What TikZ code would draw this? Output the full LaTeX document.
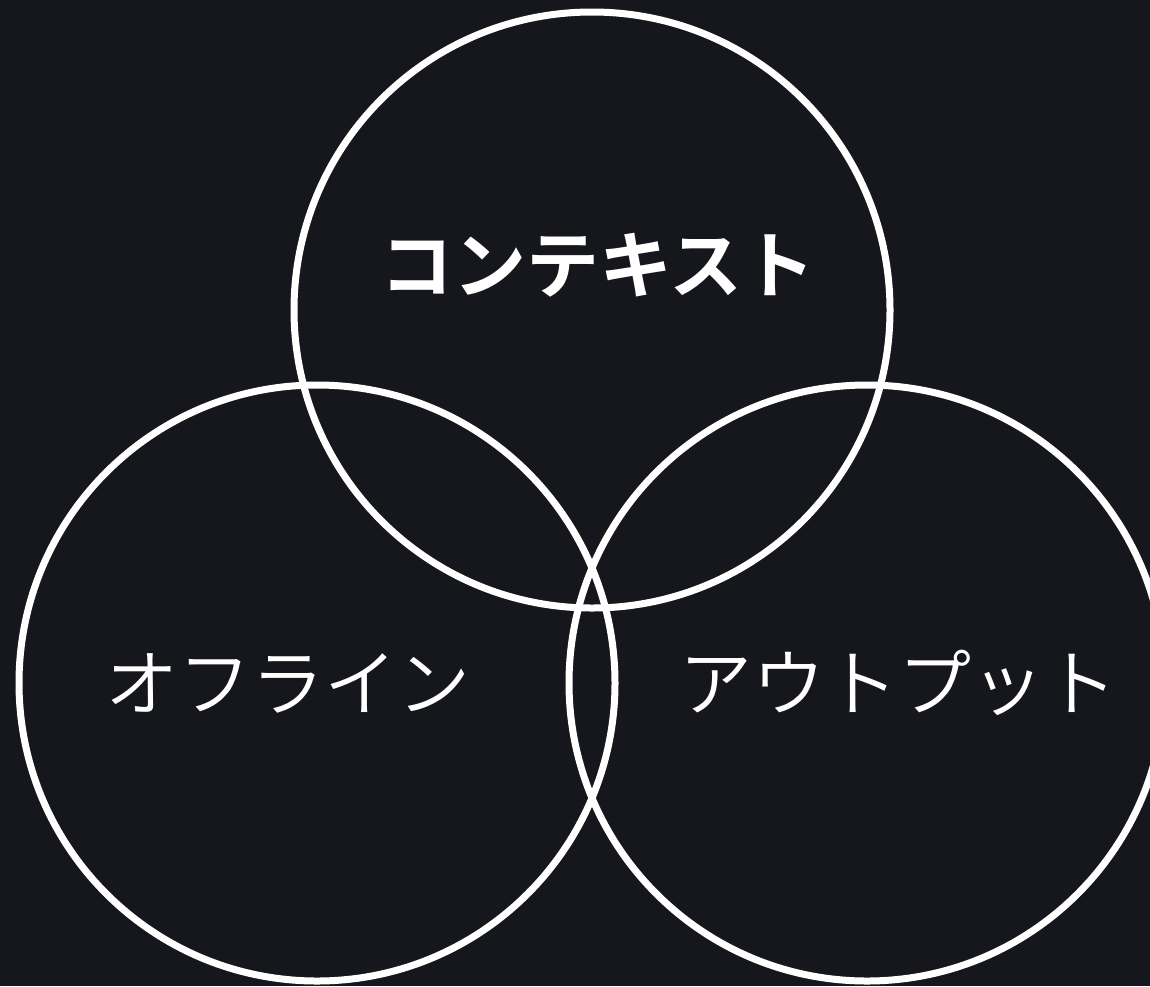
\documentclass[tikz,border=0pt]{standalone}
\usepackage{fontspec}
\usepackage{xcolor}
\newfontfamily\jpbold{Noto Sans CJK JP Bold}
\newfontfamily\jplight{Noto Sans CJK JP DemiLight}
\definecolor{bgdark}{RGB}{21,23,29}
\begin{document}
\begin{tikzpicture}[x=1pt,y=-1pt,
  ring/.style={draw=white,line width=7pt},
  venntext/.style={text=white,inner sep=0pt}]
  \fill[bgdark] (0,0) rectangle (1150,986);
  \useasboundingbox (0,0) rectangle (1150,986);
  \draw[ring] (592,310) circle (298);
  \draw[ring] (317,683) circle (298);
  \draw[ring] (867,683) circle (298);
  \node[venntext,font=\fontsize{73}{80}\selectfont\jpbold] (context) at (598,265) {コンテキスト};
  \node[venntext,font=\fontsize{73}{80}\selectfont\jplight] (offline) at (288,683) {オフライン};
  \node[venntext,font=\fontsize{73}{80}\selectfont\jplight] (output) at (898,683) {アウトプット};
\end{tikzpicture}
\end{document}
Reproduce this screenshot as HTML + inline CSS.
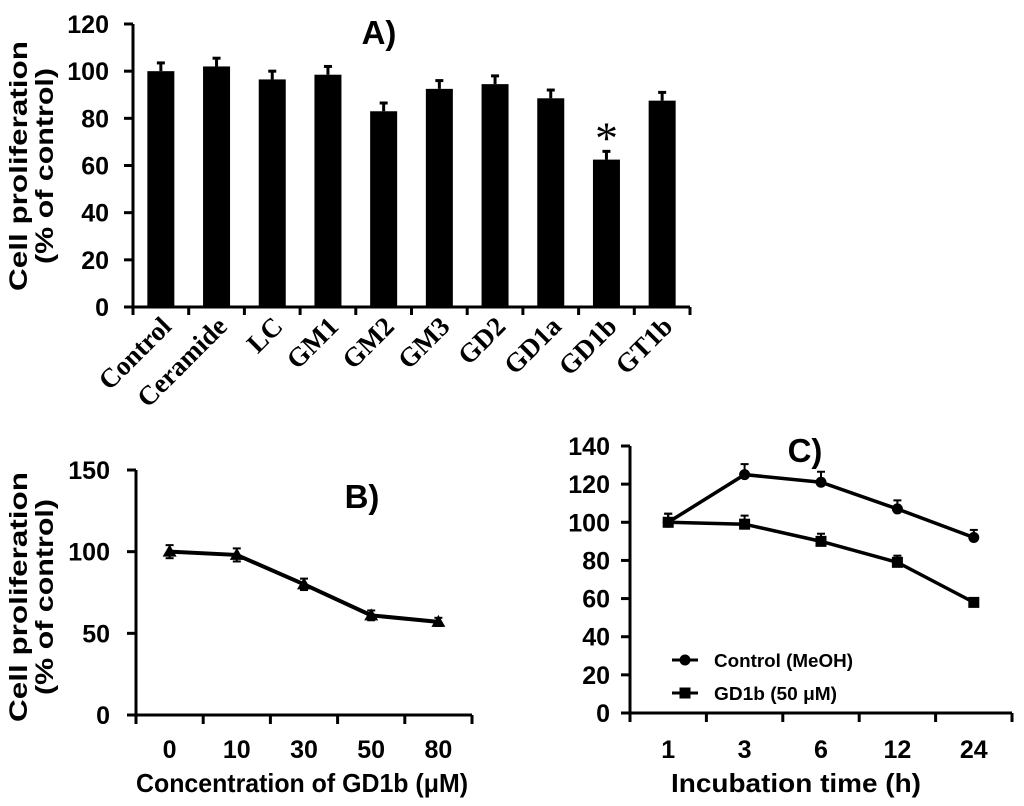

### EXERCISE DESCRIPTION
Repeat the material verbatim. Do not carry over any picture.

### COMPLETED TASK
What TikZ code would draw this? Output the full LaTeX document.
\documentclass[tikz,border=0pt]{standalone}
\usepackage{fontspec}
\usepackage{xcolor}
\newfontfamily\jpbold{Noto Sans CJK JP Bold}
\newfontfamily\jplight{Noto Sans CJK JP DemiLight}
\definecolor{bgdark}{RGB}{21,23,29}
\begin{document}
\begin{tikzpicture}[x=1pt,y=-1pt,
  ring/.style={draw=white,line width=7pt},
  venntext/.style={text=white,inner sep=0pt}]
  \fill[bgdark] (0,0) rectangle (1150,986);
  \useasboundingbox (0,0) rectangle (1150,986);
  \draw[ring] (592,310) circle (298);
  \draw[ring] (317,683) circle (298);
  \draw[ring] (867,683) circle (298);
  \node[venntext,font=\fontsize{73}{80}\selectfont\jpbold] (context) at (598,265) {コンテキスト};
  \node[venntext,font=\fontsize{73}{80}\selectfont\jplight] (offline) at (288,683) {オフライン};
  \node[venntext,font=\fontsize{73}{80}\selectfont\jplight] (output) at (898,683) {アウトプット};
\end{tikzpicture}
\end{document}
Reproduce this screenshot as HTML + inline CSS.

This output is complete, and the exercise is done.